There was only one round of applause--when Azinger, his close friend, reconfigured his outfit to look like Stewart.

"I figured it would take Payne Stewart to get me in a suit, never thought I would stoop to this," he joked. "I felt pressure this morning, knowing he would be watching."

Azinger concluded with a tearful "Goodbye, Payne. We loved you and we miss you, but we know we will see you again."

The service included a song written this week by country singer Vince Gill and played on tape, Christian singer Michael W. Smith and a video presentation that captured some of Stewart's 18 victories and comments.

"I'm going to a special place when I die," he said in one interview played on a big screen in the church. "But I want to be sure my life is special while I'm here."

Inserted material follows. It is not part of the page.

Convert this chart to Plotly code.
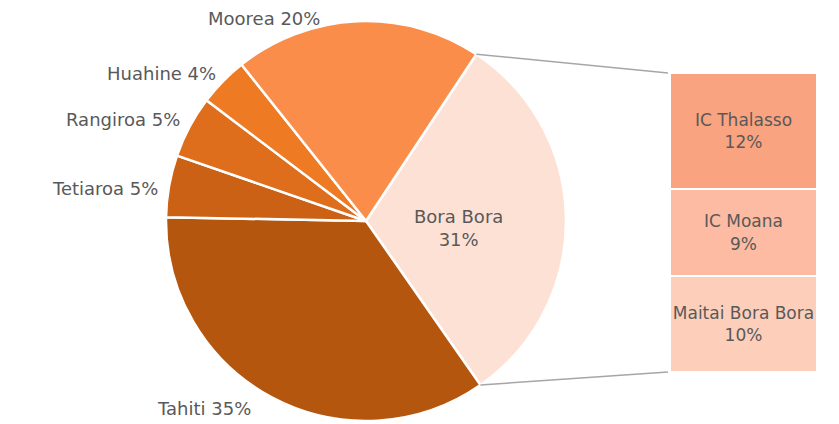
import math
import plotly.graph_objects as go

W, H = 839, 424

# ---- data ----
islands = ["Bora Bora", "Tahiti", "Tetiaroa", "Rangiroa", "Huahine", "Moorea"]
island_pct = [31, 35, 5, 5, 4, 20]
island_colors = ["#FDE1D5", "#B5560F", "#CB6115", "#DF6E1C", "#EE7B24", "#FB8D4B"]

hotels = ["Maitai Bora Bora", "IC Moana", "IC Thalasso"]   # bottom -> top
hotel_pct = [10, 9, 12]
hotel_colors = ["#FDCFBB", "#FCBBA2", "#F9A380"]

FONT = "DejaVu Sans"
TXT = "#595959"

def px(x):
    return x / W

def py(y):
    return 1 - y / H

# pie geometry (pixels)
cx, cy, r = 366, 221, 200
rotation = 33.5

fig = go.Figure()
fig.add_trace(go.Pie(
    labels=islands, values=island_pct, sort=False, direction="clockwise",
    rotation=rotation, textinfo="none", hoverinfo="label+percent",
    marker=dict(colors=island_colors, line=dict(color="#FFFFFF", width=2.5)),
    domain=dict(x=[px(cx - r), px(cx + r)], y=[py(cy + r), py(cy - r)]),
    showlegend=False,
))

# stacked bar of pie
bar_x0, bar_x1, bar_top, bar_bot = 670, 817, 73, 372
for name, val, col in zip(hotels, hotel_pct, hotel_colors):
    fig.add_trace(go.Bar(
        x=["Bora Bora"], y=[val], name=name,
        marker=dict(color=col, line=dict(color="#FFFFFF", width=2)),
        text=[f"{name}<br>{val}%"], textposition="inside",
        insidetextanchor="middle", constraintext="none",
        textfont=dict(family=FONT, size=17, color=TXT),
        showlegend=False, hoverinfo="name+y",
    ))

fig.update_layout(
    barmode="stack", bargap=0,
    xaxis=dict(domain=[px(bar_x0), px(bar_x1)], visible=False),
    yaxis=dict(domain=[py(bar_bot), py(bar_top)], range=[0, sum(hotel_pct)], visible=False),
)

# connector lines from Bora Bora slice edges to the bar
total = sum(island_pct)
a1 = math.radians(rotation)
a2 = math.radians(rotation + 360 * island_pct[0] / total)
p1 = (cx + r * math.sin(a1), cy - r * math.cos(a1))
p2 = (cx + r * math.sin(a2), cy - r * math.cos(a2))
for (sx, sy), ey in [(p1, bar_top), (p2, bar_bot)]:
    fig.add_shape(type="line", xref="paper", yref="paper",
                  x0=px(sx), y0=py(sy), x1=px(bar_x0 - 2), y1=py(ey),
                  line=dict(color="#A6A6A6", width=1.5))

# slice labels
label_pos = {
    "Moorea": (322, 18),
    "Huahine": (218, 73),
    "Rangiroa": (182, 120),
    "Tetiaroa": (160, 188),
    "Tahiti": (253, 408),
}
for name, val in zip(islands, island_pct):
    if name in label_pos:
        x, y = label_pos[name]
        fig.add_annotation(x=px(x), y=py(y), xref="paper", yref="paper",
                           text=f"{name} {val}%", showarrow=False,
                           xanchor="right", yanchor="middle",
                           font=dict(family=FONT, size=18, color=TXT))
fig.add_annotation(x=px(458), y=py(228), xref="paper", yref="paper",
                   text=f"{islands[0]}<br>{island_pct[0]}%", showarrow=False,
                   xanchor="center", yanchor="middle",
                   font=dict(family=FONT, size=18, color=TXT))

fig.update_layout(
    width=W, height=H, margin=dict(l=0, r=0, t=0, b=0),
    paper_bgcolor="white", plot_bgcolor="white",
)
fig.write_html("out.html", config={"displayModeBar": False},
               post_script="document.body.style.margin='0';document.body.style.overflow='hidden';")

Next to the Wanamaker Trophy for his PGA Championship victory in 1989 and the U.S. Open trophy, which he won for the second time in June, was the prize that meant as much as any to Stewart--the Ryder Cup, which the U.S. won last month after the greatest comeback in the 72-year history of the matches.

On the European PGA Tour, players at the Volvo Masters in Jerez de la Frontera, Spain, paused for a moment on the 18th green to remember Stewart.

"We all have been blessed by knowing and spending time with Payne," Bernhard Langer said.

Stewart was perhaps most successful in the U.S. Open, the toughest championship in golf, during the 1990s.

Stewart won his first U.S. Open in 1991, beating Scott Simpson in an 18-hole playoff at Hazeltine in Minnesota, then again in June with his historic putt at Pinehurst No. 2 in North Carolina.

There were failures, too. He finished two strokes behind Lee Janzen at Baltusrol in 1993 and lost a four-stroke lead to Janzen at The Olympic Club last year.

"Don't worry about me, boys," Stewart said at the time. "I'll be back."

He kept his word.

CAPTION: Wearing a tam-o'-shanter, Paul Azinger drew laughter and applause for his tribute to Payne Stewart's attire.

CAPTION: Jack Nicklaus and his wife, Barbara, join PGA Tour players and officials at the memorial service, which celebrated Stewart as a golfer and a father.